Cinema’s uninterrupted set running time also distinguishes it from the serial novels of a century past. It has a chronological continuity which novels only gained with the emergence of Modernism. Nineteenth-century novels like Bleak House span over years, even decades. Mrs Dalloway takes inspiration from cinema’s temporal parity and situates her narrative in a continuous present, over the course of a single day, a ground-breaking decision at the time. The persistent chimes of Big Ben throughout the novel highlight the difference between what Henri Bergson termed ‘historical time’ and ‘psychological time’: the former never stops whereas the latter is flexible. This combination of relentless continuity and yet seemingly endless imaginative time is intensely cinematic. It’s the reason that the cinema can be such a heady experience, leaving you bewildered by the real world after a mere hour and a half absence.

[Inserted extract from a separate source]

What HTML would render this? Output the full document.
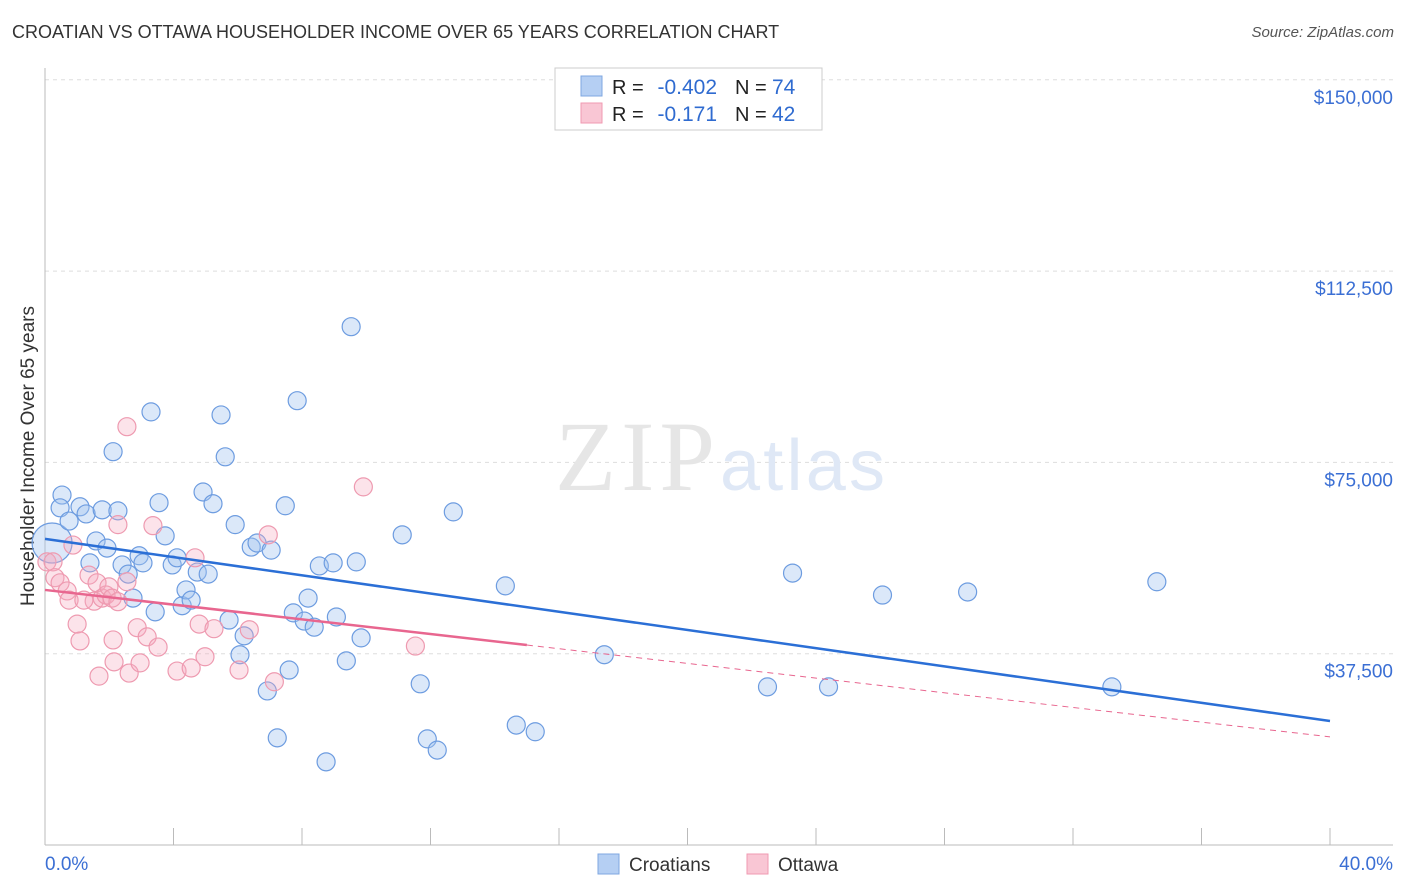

Mrs Dalloway doesn’t actually mention the cinema all that much. The only time the “pictures” are brought up in the book is when “the young people” talk about their plans for the evening. We see, then, the cinema being linked with youth, newness, and innovation: everything Woolf was trying to achieve with her (pardon the pun) novel writing style. She took inspiration from a new art form and used it to revolutionise an old one. It is this kind of dialogue between the arts that should encourage anyone who fears that the book will be overtaken by film, television, gaming, and the new virtual reality headsets.